Not only by so doing do they save victims the stress of a trial, but they free up valuable court resources.

Generally, most laws enacted by Parliament deal with problems that are already facing the country such as cyber crime, trading standards and issues of justice.

However, currently Parliament is legislating for something which is not yet with us but is about to happen!

The Vehicle Technology Bill seeks to pave the way for driverless cars on our roads.

This should put Britain at the cutting edge of this new and emerging technology.

Changes to our insurance law will be necessary as the driverless car will need itself to be insured rather than the ‘driver’/owner.
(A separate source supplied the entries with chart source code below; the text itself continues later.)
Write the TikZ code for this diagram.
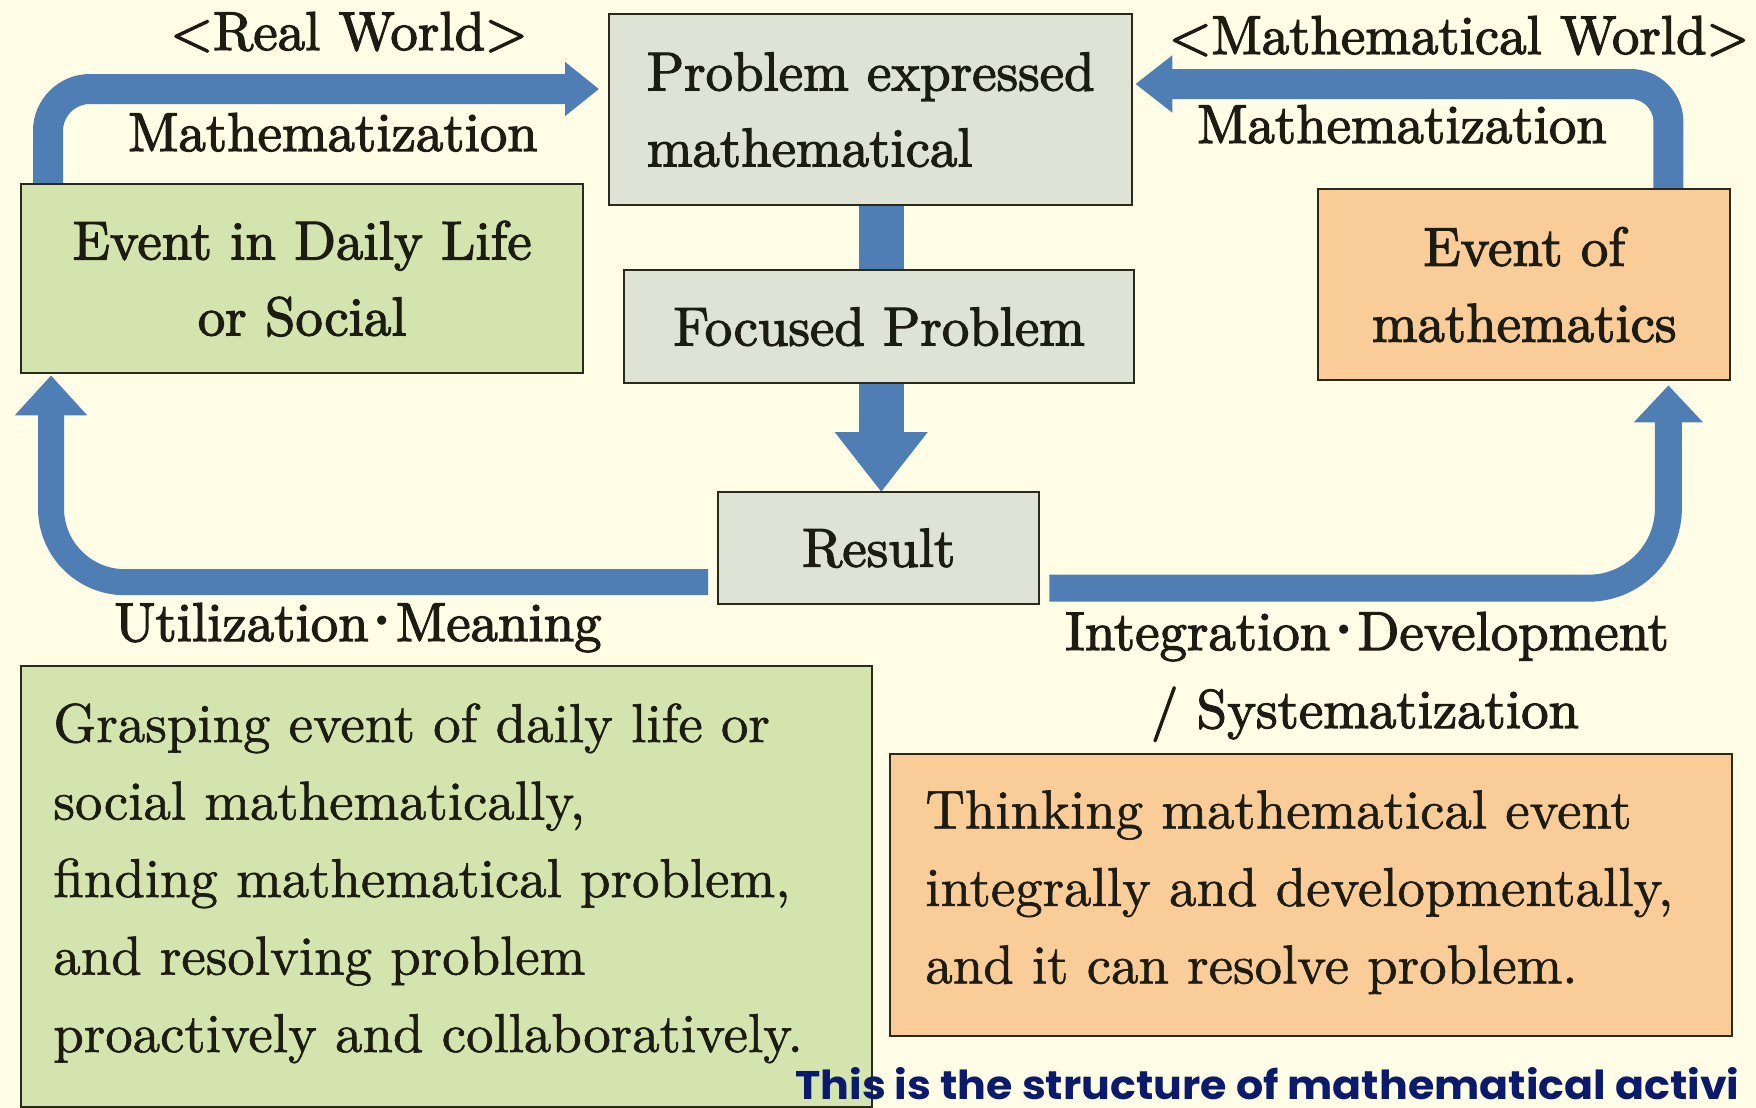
\documentclass[tikz,border=0pt]{standalone}
\usepackage{fontspec}
\usepackage{graphicx}
\usetikzlibrary{arrows.meta,calc,backgrounds}
\newfontfamily\labfont{lmroman10-regular.otf}[FakeBold=2.2]
\newfontfamily\bodyfont{lmroman10-regular.otf}[FakeBold=1.1]
\newfontfamily\cjkfont{Noto Sans CJK SC}
\newfontfamily\capfont{Poppins}
\definecolor{paper}{HTML}{FFFDE5}
\definecolor{leaf}{HTML}{D4E4AE}
\definecolor{peach}{HTML}{F9CC98}
\definecolor{stone}{HTML}{DEE3D6}
\definecolor{flow}{HTML}{4F7EB5}
\definecolor{rim}{HTML}{2A2A1C}
\definecolor{ink}{HTML}{1C1C12}
\definecolor{navy}{HTML}{0C1A6E}
% half-width middle dot between two words
\newcommand{\mdot}{{\cjkfont ･}}

\begin{document}
\begin{tikzpicture}[x=0.5pt,y=-0.5pt,
  panel/.style={draw=rim, line width=1.2pt, inner sep=0pt, anchor=north west,
    text=ink, align=center, font=\labfont\fontsize{27.4pt}{38pt}\selectfont},
  lab/.style={anchor=base, inner sep=0pt, text=ink,
    font=\labfont\fontsize{27.4pt}{38pt}\selectfont},
  body/.style={anchor=north west, inner sep=0pt, text=ink, align=left,
    font=\bodyfont\fontsize{27.4pt}{38.75pt}\selectfont},
  flowline/.style={draw=flow, line width=15pt},
]
\useasboundingbox (0,0) rectangle (1756,1108);

% boxes
\node[panel, fill=leaf, minimum width=281pt, minimum height=94.5pt] (daily) at (20,183)
  {Event in Daily Life\\or Social};
\node[panel, fill=stone, align=left, minimum width=261.5pt, minimum height=95.5pt] (prob) at (608,13)
  {Problem expressed\\mathematical};
\node[panel, fill=stone, minimum width=255pt, minimum height=56.5pt] (focus) at (623,269)
  {Focused Problem};
\node[panel, fill=stone, minimum width=160.5pt, minimum height=56pt] (res) at (717,491)
  {Result};
\node[panel, fill=peach, minimum width=206pt, minimum height=95.5pt] (mevent) at (1317,188)
  {Event of\\mathematics};
\node[panel, fill=leaf, minimum width=425.5pt, minimum height=220.5pt] (gbox) at (20,665) {};
\node[panel, fill=peach, minimum width=421pt, minimum height=141pt] (obox) at (889,753) {};

% descriptions
\node[body] (gtext) at (53,703)
  {Grasping event of daily life or\\social mathematically,\\finding mathematical problem,\\and resolving problem\\proactively and collaboratively.};
\node[body] (otext) at (925,790)
  {Thinking mathematical event\\integrally and developmentally,\\and it can resolve problem.};

% headings and arrow labels
\node[lab] (realw) at (349,50) {<Real World>};
\node[lab] (mathw) at (1459,54) {<Mathematical World>};
\node[lab] (mleft) at (333,151) {Mathematization};
\node[lab] (mright) at (1402,143) {Mathematization};
\node[lab] (util) at (358,641) {Utilization\mdot Meaning};
\node[lab] (integ) at (1367,650) {Integration\mdot Development};
\node[lab] (syst) at (1365,728) {/ Systematization};

% caption
\node[anchor=base west, inner sep=0pt, text=navy] (cap) at (795,1099)
  {\resizebox{472pt}{16pt}{\capfont\bfseries This is the structure of mathematical activi}};

\begin{scope}[on background layer]
  \fill[paper] (0,0) rectangle (1756,1108);
  % mathematization, real world side
  \draw[flowline, rounded corners=21pt, -{Triangle[width=26pt,length=17pt]}]
    ($(daily.north west)+(28,0)$) |- ($(prob.north west)+(-9,76)$);
  % mathematization, mathematical world side
  \draw[flowline, rounded corners=19pt, -{Triangle[width=27.5pt,length=18.5pt]}]
    ($(mevent.north east)+(-63,0)$) |- ($(prob.north east)+(2,71)$);
  % utilization / meaning
  \draw[flowline, line width=13pt, rounded corners=37pt, -{Triangle[width=35pt,length=20pt]}]
    ($(res.west)+(-9,34)$) -| ($(daily.south west)+(31,1)$);
  % integration / development
  \draw[flowline, line width=13.5pt, rounded corners=40pt, -{Triangle[width=33.5pt,length=18.5pt]}]
    ($(res.east)+(9,40)$) -| ($(mevent.south east)+(-63,4)$);
  % central column
  \draw[flowline, line width=22.5pt] ($(prob.south)+(10.5,0)$) -- ($(focus.north)+(2,0)$);
  \draw[flowline, line width=22.5pt, -{Triangle[width=44.5pt,length=30pt]}]
    ($(focus.south)+(2,0)$) -- ($(res.north)+(2.5,1)$);
\end{scope}
\end{tikzpicture}
\end{document}
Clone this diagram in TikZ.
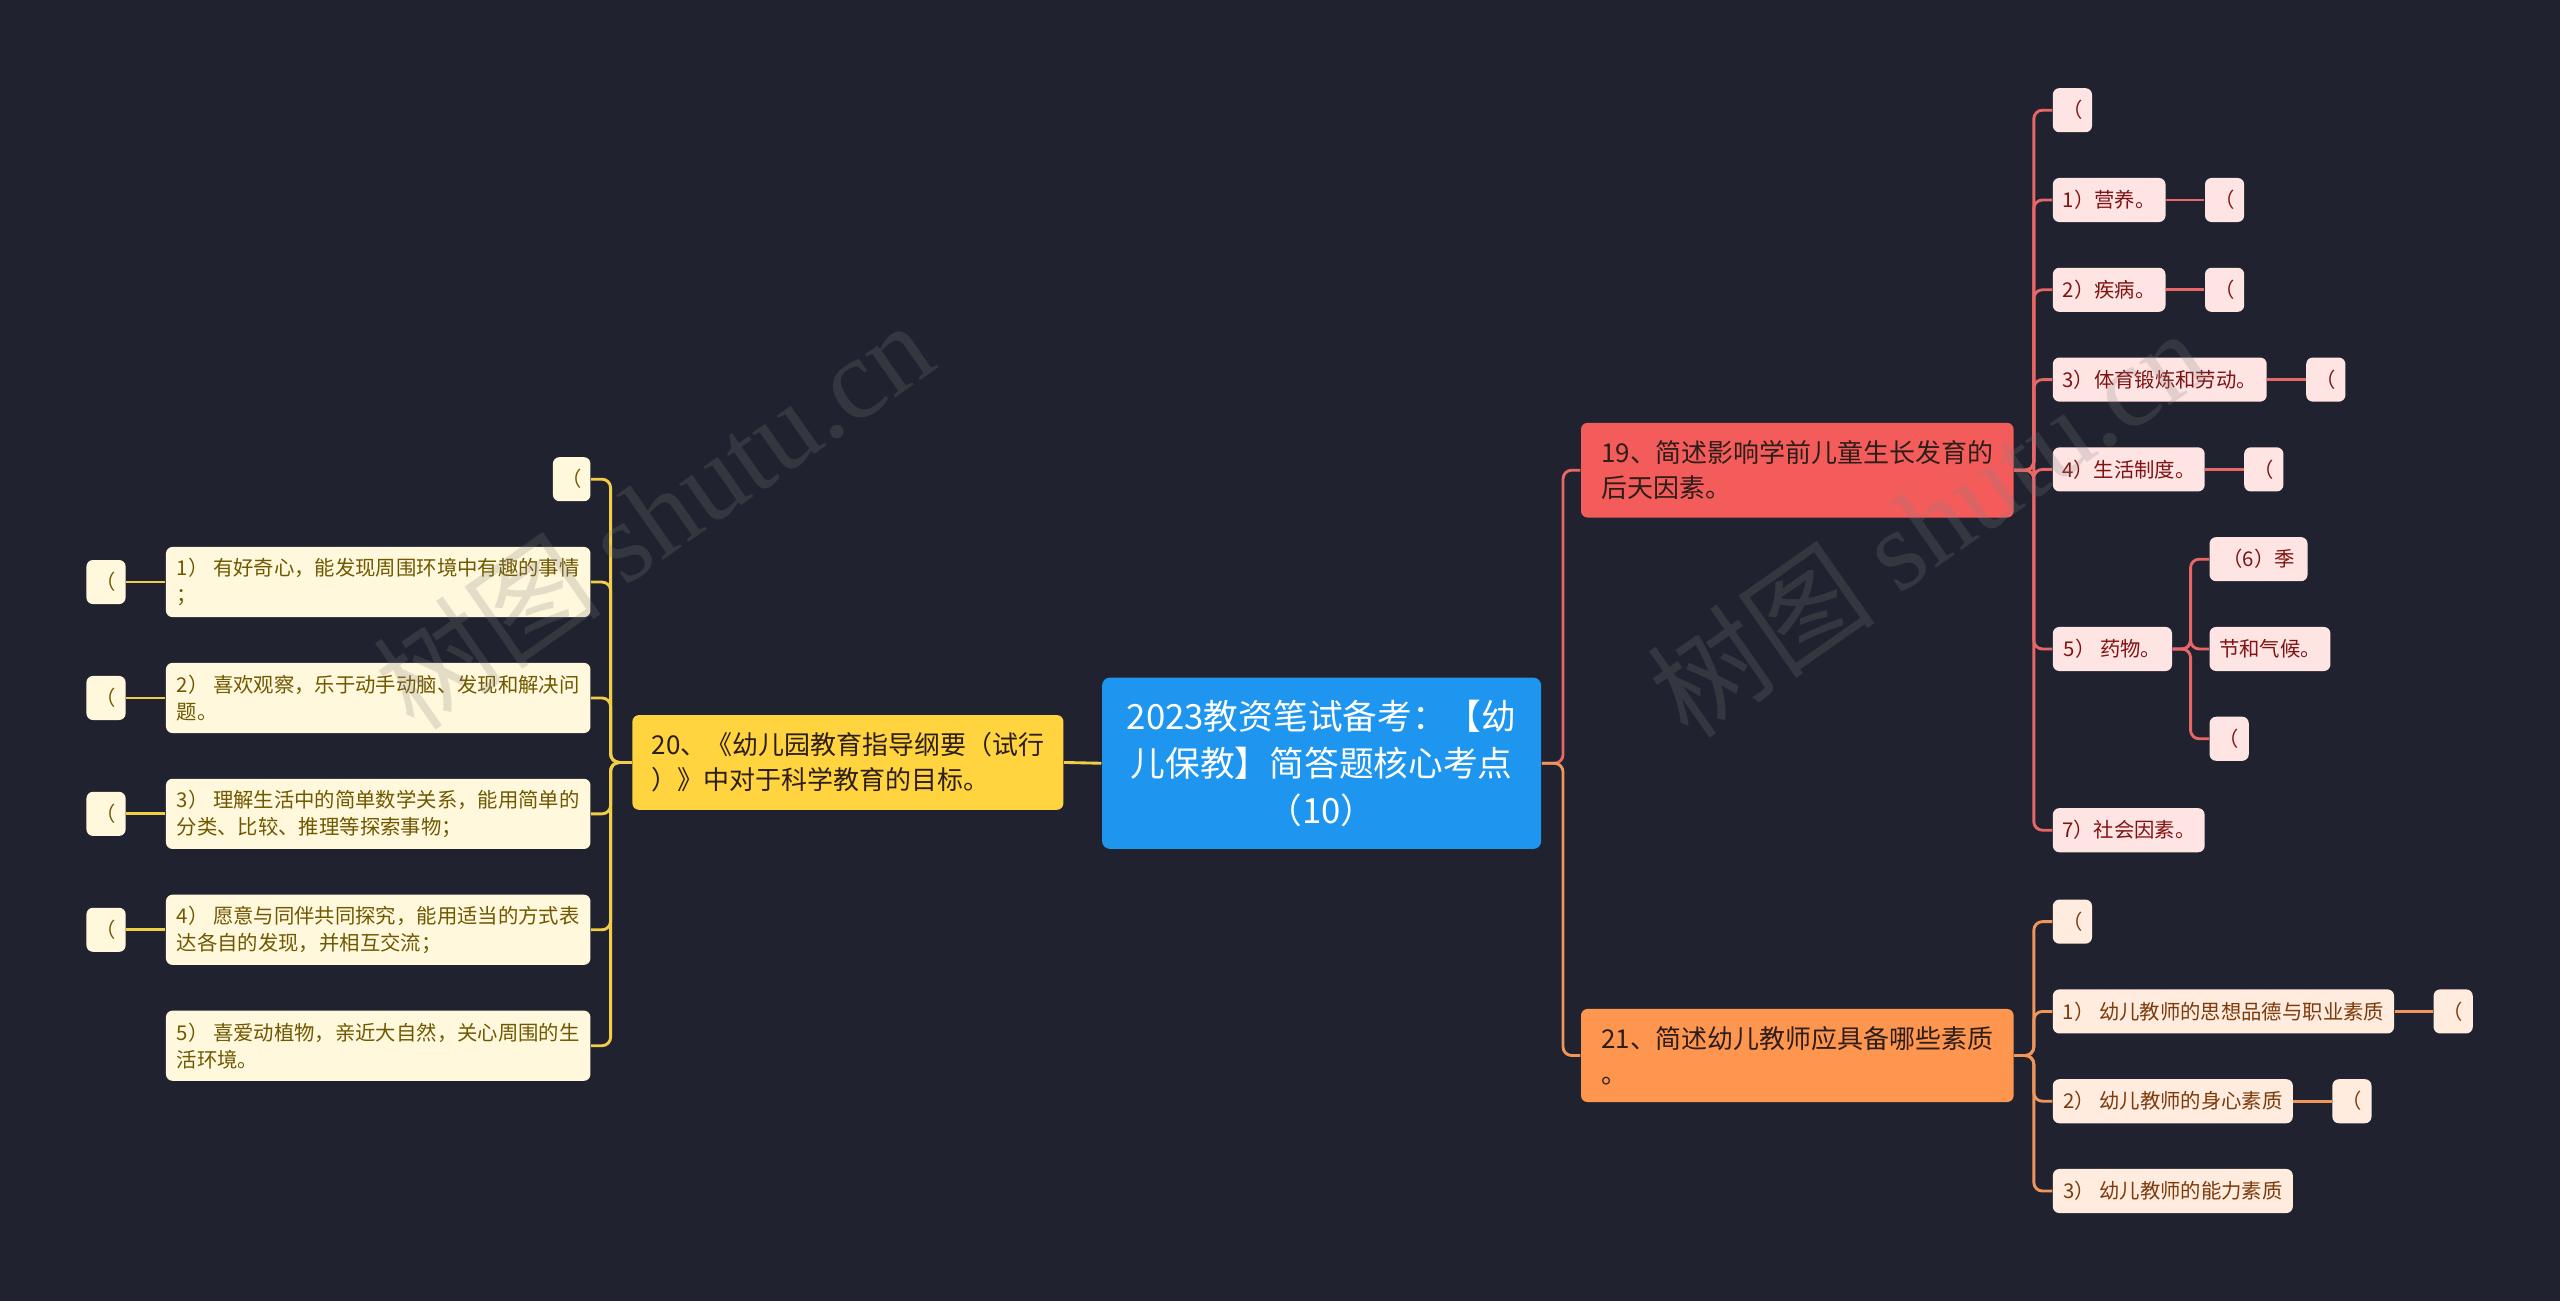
\documentclass[tikz,border=0pt]{standalone}
\usepackage{fontspec}
\setmainfont{Noto Sans CJK SC}
\newfontfamily\markFont{Liberation Serif}
\usepackage{tikz}
\usetikzlibrary{positioning}
\tikzstyle{mapCanvas} = [x = 0.02cm, y = -0.02cm]
\definecolor{bgColor}{RGB}{32,35,47}
\definecolor{rootBlue}{RGB}{30,150,240}
\definecolor{yellowTopic}{RGB}{255,212,63}
\definecolor{yellowLeafFill}{RGB}{255,248,221}
\definecolor{yellowLeafText}{RGB}{112,88,0}
\definecolor{yellowLine}{RGB}{242,205,70}
\definecolor{redTopic}{RGB}{244,92,92}
\definecolor{redLeafFill}{RGB}{255,228,228}
\definecolor{redLeafText}{RGB}{128,18,18}
\definecolor{redLine}{RGB}{232,102,102}
\definecolor{orangeTopic}{RGB}{255,150,80}
\definecolor{orangeLeafFill}{RGB}{255,236,222}
\definecolor{orangeLeafText}{RGB}{125,58,12}
\definecolor{orangeLine}{RGB}{240,150,90}
\definecolor{topicText}{RGB}{45,30,25}
\newcommand{\unitLen}{0.02cm}
\newcommand{\rootFont}{\fontsize{12.1}{16.3}\selectfont}
\newcommand{\topicFont}{\fontsize{9.05}{12.2}\selectfont}
\newcommand{\leafFont}{\fontsize{7.1}{9.4}\selectfont}
\tikzstyle{boxBase} = [rounded corners = .08cm, inner sep = 0pt, align = left]
\tikzstyle{rootStyle} = [boxBase, fill = rootBlue, text = white, font = \rootFont, align = center, rounded corners = .1cm]
\tikzstyle{topicStyle} = [boxBase, text = topicText, font = \topicFont, minimum height = 58*\unitLen]
\tikzstyle{yellowLeaf} = [boxBase, fill = yellowLeafFill, text = yellowLeafText, font = \leafFont, minimum height = 27*\unitLen]
\tikzstyle{redLeaf} = [boxBase, fill = redLeafFill, text = redLeafText, font = \leafFont, minimum height = 27*\unitLen]
\tikzstyle{orangeLeaf} = [boxBase, fill = orangeLeafFill, text = orangeLeafText, font = \leafFont, minimum height = 27*\unitLen]
\tikzstyle{tallLeaf} = [minimum height = 43*\unitLen]
\tikzstyle{stubBox} = [minimum width = 24*\unitLen]
\tikzstyle{branchLine} = [line width = 1pt, rounded corners = 3pt]
\tikzstyle{markStyle} = [text = gray, opacity = 0.22, rotate = 35, font = \fontsize{40}{40}\selectfont]
\newcommand{\leafAt}[7]{\node [#1, anchor = #2, minimum width = #6*\unitLen] (#3) at (#4,#5) {#7};}

\begin{document}
\begin{tikzpicture}[mapCanvas]
\fill [bgColor] (0,0) rectangle (1568,797);
\useasboundingbox (0,0) rectangle (1568,797);

% centre and main topics
\node [rootStyle, minimum width = 269*\unitLen, minimum height = 105*\unitLen] (rootNode) at (809.5,467.5) {2023教资笔试备考：【幼\\儿保教】简答题核心考点\\（10）};
\leafAt{topicStyle, fill = yellowTopic}{west}{yTopic}{387}{467}{264}{20、《幼儿园教育指导纲要（试行\\）》中对于科学教育的目标。}
\leafAt{topicStyle, fill = redTopic}{west}{rTopic}{968}{288}{265}{19、简述影响学前儿童生长发育的\\后天因素。}
\leafAt{topicStyle, fill = orangeTopic, minimum height = 57*\unitLen}{west}{oTopic}{968}{646.5}{265}{21、简述幼儿教师应具备哪些素质\\。}

% left branch
\leafAt{yellowLeaf}{east}{yKidZero}{362}{293.5}{23}{（}
\leafAt{yellowLeaf, tallLeaf}{east}{yKidOne}{362}{356.5}{260}{1） 有好奇心，能发现周围环境中有趣的事情\\；}
\leafAt{yellowLeaf, tallLeaf}{east}{yKidTwo}{362}{427.5}{260}{2） 喜欢观察，乐于动手动脑、发现和解决问\\题。}
\leafAt{yellowLeaf, tallLeaf}{east}{yKidThree}{362}{498.5}{260}{3） 理解生活中的简单数学关系，能用简单的\\分类、比较、推理等探索事物；}
\leafAt{yellowLeaf, tallLeaf}{east}{yKidFour}{362}{569.5}{260}{4） 愿意与同伴共同探究，能用适当的方式表\\达各自的发现，并相互交流；}
\leafAt{yellowLeaf, tallLeaf}{east}{yKidFive}{362}{640.5}{260}{5） 喜爱动植物，亲近大自然，关心周围的生\\活环境。}
\foreach \kid in {One,Two,Three,Four} {
  \node [yellowLeaf, stubBox, left = 0.48cm of yKid\kid] (yStub\kid) {（};
  \draw [branchLine, yellowLine] (yKid\kid.west) -- (yStub\kid.east);
}
\foreach \kid in {Zero,One,Two,Three,Four,Five}
  \draw [branchLine, yellowLine] (yTopic.west) -- ++(-13,0) |- (yKid\kid.east);
\draw [branchLine, yellowLine] (rootNode.west) -- (yTopic.east);

% upper right branch
\leafAt{redLeaf, stubBox}{west}{rKidZero}{1257}{67.5}{24}{（}
\leafAt{redLeaf}{west}{rKidOne}{1257}{122.5}{69}{1）营养。}
\leafAt{redLeaf}{west}{rKidTwo}{1257}{177.5}{69}{2）疾病。}
\leafAt{redLeaf}{west}{rKidThree}{1257}{232.5}{131}{3）体育锻炼和劳动。}
\leafAt{redLeaf}{west}{rKidFour}{1257}{287.5}{93}{4）生活制度。}
\leafAt{redLeaf}{west}{rKidFive}{1257}{397.5}{73}{5） 药物。}
\leafAt{redLeaf}{west}{rKidSeven}{1257}{508.5}{93}{7）社会因素。}
\foreach \kid in {One,Two,Three,Four} {
  \node [redLeaf, stubBox, right = 0.47cm of rKid\kid] (rStub\kid) {（};
  \draw [branchLine, redLine] (rKid\kid.east) -- (rStub\kid.west);
}
\leafAt{redLeaf}{west}{rSubA}{1353}{342.5}{60}{（6）季}
\leafAt{redLeaf}{west}{rSubB}{1353}{397.5}{74}{节和气候。}
\leafAt{redLeaf, stubBox}{west}{rSubC}{1353}{452.5}{24}{（}
\foreach \sub in {A,B,C}
  \draw [branchLine, redLine] (rKidFive.east) -- ++(11,0) |- (rSub\sub.west);
\foreach \kid in {Zero,One,Two,Three,Four,Five,Seven}
  \draw [branchLine, redLine] (rTopic.east) -- ++(12,0) |- (rKid\kid.west);
\draw [branchLine, redLine] (rootNode.east) -- ++(13,0) |- (rTopic.west);

% lower right branch
\leafAt{orangeLeaf, stubBox}{west}{oKidZero}{1257}{564.5}{24}{（}
\leafAt{orangeLeaf}{west}{oKidOne}{1257}{619.5}{209}{1） 幼儿教师的思想品德与职业素质}
\leafAt{orangeLeaf}{west}{oKidTwo}{1257}{674.5}{147}{2） 幼儿教师的身心素质}
\leafAt{orangeLeaf}{west}{oKidThree}{1257}{729.5}{147}{3） 幼儿教师的能力素质}
\foreach \kid in {One,Two} {
  \node [orangeLeaf, stubBox, right = 0.47cm of oKid\kid] (oStub\kid) {（};
  \draw [branchLine, orangeLine] (oKid\kid.east) -- (oStub\kid.west);
}
\foreach \kid in {Zero,One,Two,Three}
  \draw [branchLine, orangeLine] (oTopic.east) -- ++(12,0) |- (oKid\kid.west);
\draw [branchLine, orangeLine] (rootNode.east) -- ++(13,0) |- (oTopic.west);

% watermarks
\node [markStyle] (markLeft) at (400,315) {树图 {\markFont shutu.cn}};
\node [markStyle] (markRight) at (1180,320) {树图 {\markFont shutu.cn}};
\end{tikzpicture}
\end{document}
The new technology should open up opportunities for travel for those who are currently at a disadvantage because they cannot drive.

Most disabilities will no longer be a deterrent when the car you are travelling in can drive itself.

This Bill has widespread support at Westminster and is being backed by MPs of all parties. However, it does raise a number of interesting questions.

For example, if the driverless car exceeds the speed limit who gets the fine?

It should surely not be the innocent occupier, so would the blame fall on the car manufacturer?

There is also then the question of the travel data which the car stores and which reveals where it has been.

Clearly, when such a vehicle has been involved in an accident, the data should be made available to the insurance companies concerned and, if necessary, to the police.

Similarly, if it believed the car has been involved in a crime, such as being used as a burglary getaway car, then the police should be able to access the travel history of the vehicle.

But what should happen when no crime has been committed? For example, should a divorce lawyer acting for the spouse of the car owner be allowed to access data to see where the partner has been, in order to prove adultery?

Although the Bill has widespread support, these are questions that Parliament still has to grapple with.

Over in Germany, a hapless gardener has fallen foul of a much older law banning drink-driving.

The man after having consumed several pints of lager, got on his motor mower to cut his front lawn, which abuts the local highway. Seen weaving about by the police he was breathalysed and arrested for being over the limit.

Oh dear. It seems that both he and his lawns ended up half cut!